Rather, I see it as leveraging how my mind works. Note how this is almost
exactly the opposite world view. I accept that my mind includes within it a
mechanism for habit automation. Of course that is only one of many tools in
the metacognitive toolbox. Another powerful tool is the ability to be brutally
honest with yourself about what your priorities are in practice, what you
think they should be, and recognizing when your actions are working against
the priorities you would like to have. There are more. Metacognition is a
bottomless pit of bootstrapping power.

<http://en.wikipedia.org/wiki/Metacognition>

A year ago, after coming to grips with the fact that having a toddler and a
relationship meant that I was no longer getting time for myself, I made myself
a morning person. I went from a life-long habit of dragging myself out of bed
just in time to rush to work to someone who routinely gets out of bed at 5am
and does something productive for myself before my son wakes up. Brutal
honesty about my priorities and about a month of consistent practice.

------
jmduke
I'm not familiar with the author, but this reads like a 'how to lose twenty
pounds with only an hour of exercise a week!' blurb.

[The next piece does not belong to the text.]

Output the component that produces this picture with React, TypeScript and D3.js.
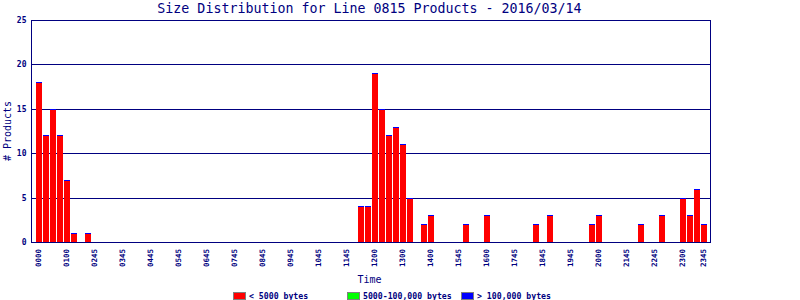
import React from "react";
import * as d3 from "d3";

const TITLE = "Size Distribution for Line 0815 Products - 2016/03/14";

// 96 time slots; tick labels shown on every 4th slot plus the final slot
const tickLabels = [
  "0000", "0100", "0245", "0345", "0445", "0545", "0645", "0745",
  "0845", "0945", "1045", "1145", "1200", "1300", "1400", "1545",
  "1600", "1745", "1845", "1945", "2000", "2145", "2245", "2300",
];
const lastTickLabel = "2345";

// count of products < 5000 bytes per slot
const smallCounts = [
  18, 12, 15, 12, 7, 1, 0, 1, 0, 0, 0, 0, 0, 0, 0, 0,
  0, 0, 0, 0, 0, 0, 0, 0, 0, 0, 0, 0, 0, 0, 0, 0,
  0, 0, 0, 0, 0, 0, 0, 0, 0, 0, 0, 0, 0, 0, 4, 4,
  19, 15, 12, 13, 11, 5, 0, 2, 3, 0, 0, 0, 0, 2, 0, 0,
  3, 0, 0, 0, 0, 0, 0, 2, 0, 3, 0, 0, 0, 0, 0, 2,
  3, 0, 0, 0, 0, 0, 2, 0, 0, 3, 0, 0, 5, 3, 6, 2,
];
// 5000-100,000 bytes and > 100,000 bytes (none recorded)
const mediumCounts = smallCounts.map(() => 0);
const largeCounts = smallCounts.map(() => 0);

const legendItems = ["< 5000 bytes", "5000-100,000 bytes", "> 100,000 bytes"];
const seriesColors = ["#ff0000", "#00ff00", "#0000ff"];

const yTicks = [0, 5, 10, 15, 20, 25];

const NAVY = "#000080";
const FONT = "'DejaVu Sans Mono', monospace";

export default function App() {
  const W = 800;
  const H = 300;
  const left = 31.5;
  const right = 710.5;
  const x = d3
    .scaleBand<number>()
    .domain(d3.range(smallCounts.length))
    .range([36, 36 + 7 * smallCounts.length - 1])
    .paddingInner(1 / 7)
    .paddingOuter(0);
  const y = d3.scaleLinear().domain([0, 25]).range([242.5, 20.5]);
  const py = (v: number) => Math.round(y(v) - 0.5) + 0.5;
  const baseRow = 242;

  const ticks: { i: number; label: string }[] = tickLabels.map((l, k) => ({ i: k * 4, label: l }));
  ticks.push({ i: smallCounts.length - 1, label: lastTickLabel });

  return (
    <svg width={W} height={H} style={{ position: "absolute", left: 0, top: 0, background: "#fff" }}>
      <rect x={0} y={0} width={W} height={H} fill="#fff" />
      <text x={369.5} y={13} textAnchor="middle" fontFamily={FONT} fontSize={13.3} fill={NAVY}>
        {TITLE}
      </text>
      {/* gridlines */}
      {yTicks.slice(1).map((t) => (
        <line key={t} x1={left} x2={right} y1={py(t)} y2={py(t)} stroke={NAVY} strokeWidth={1} />
      ))}
      {/* bars */}
      {smallCounts.map((s, i) => {
        const total = s + mediumCounts[i] + largeCounts[i];
        if (total <= 0) return null;
        const x0 = x(i)!;
        const bw = x.bandwidth();
        const top = Math.floor(y(total));
        const redTop = Math.floor(y(s));
        const medTop = Math.floor(y(s + mediumCounts[i]));
        return (
          <g key={i}>
            <rect x={x0} y={redTop} width={bw} height={baseRow - redTop} fill={seriesColors[0]} />
            {mediumCounts[i] > 0 && (
              <rect x={x0} y={medTop} width={bw} height={redTop - medTop} fill={seriesColors[1]} />
            )}
            <rect x={x0} y={top} width={bw} height={Math.max(1, medTop - top)} fill={seriesColors[2]} />
          </g>
        );
      })}
      {/* frame */}
      <line x1={left} x2={left} y1={20} y2={243} stroke={NAVY} />
      <line x1={right} x2={right} y1={20} y2={243} stroke={NAVY} />
      <line x1={left} x2={right} y1={242.5} y2={242.5} stroke={NAVY} />
      {/* y tick labels */}
      {yTicks.map((t) => (
        <text key={t} x={26.5} y={py(t)} dy="0.35em" textAnchor="end" fontFamily={FONT} fontSize={8} fontWeight="bold" fill={NAVY}>
          {t}
        </text>
      ))}
      <text
        transform={`translate(11,131) rotate(-90)`}
        textAnchor="middle"
        fontFamily={FONT}
        fontSize={10}
        fill={NAVY}
      >
        # Products
      </text>
      {/* x tick labels */}
      {ticks.map((t) => (
        <text
          key={t.i}
          transform={`translate(${x(t.i)! + x.bandwidth() / 2 - 0.5},249) rotate(-90)`}
          textAnchor="end"
          dy="0.35em"
          fontFamily={FONT}
          fontSize={7.5}
          fontWeight="bold"
          fill={NAVY}
        >
          {t.label}
        </text>
      ))}
      <text x={369.5} y={283} textAnchor="middle" fontFamily={FONT} fontSize={10} fill={NAVY}>
        Time
      </text>
      {/* legend */}
      {legendItems.map((l, k) => {
        const sx = [233, 347, 461][k];
        return (
          <g key={l}>
            <rect x={sx + 0.5} y={292.5} width={12} height={7} fill={seriesColors[k]} stroke="#808080" />
            <text x={sx + 16} y={298.5} fontFamily={FONT} fontSize={8.2} fontWeight="bold" fill={NAVY}>
              {l}
            </text>
          </g>
        );
      })}
    </svg>
  );
}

I don't care if the advice itself is sound; without data and actual proof, its
not worth much to me.

------
zipdog
Advice like this (which itself is good) makes me wonder how much higher
education is missing. If a 4.0 is possible with 1.0 hours of work, then surely
the expectations of the students are far too low. Its great that its possible
for a focused student to achieve a 4.0 with so little work, but doesn't that
just mean that all the students should be achieving so much more?

Perhaps there should be a compulsory 101 course that just teaches studying
skills (some places may do this already). It seems like that would boost the
overall gain from the education experience.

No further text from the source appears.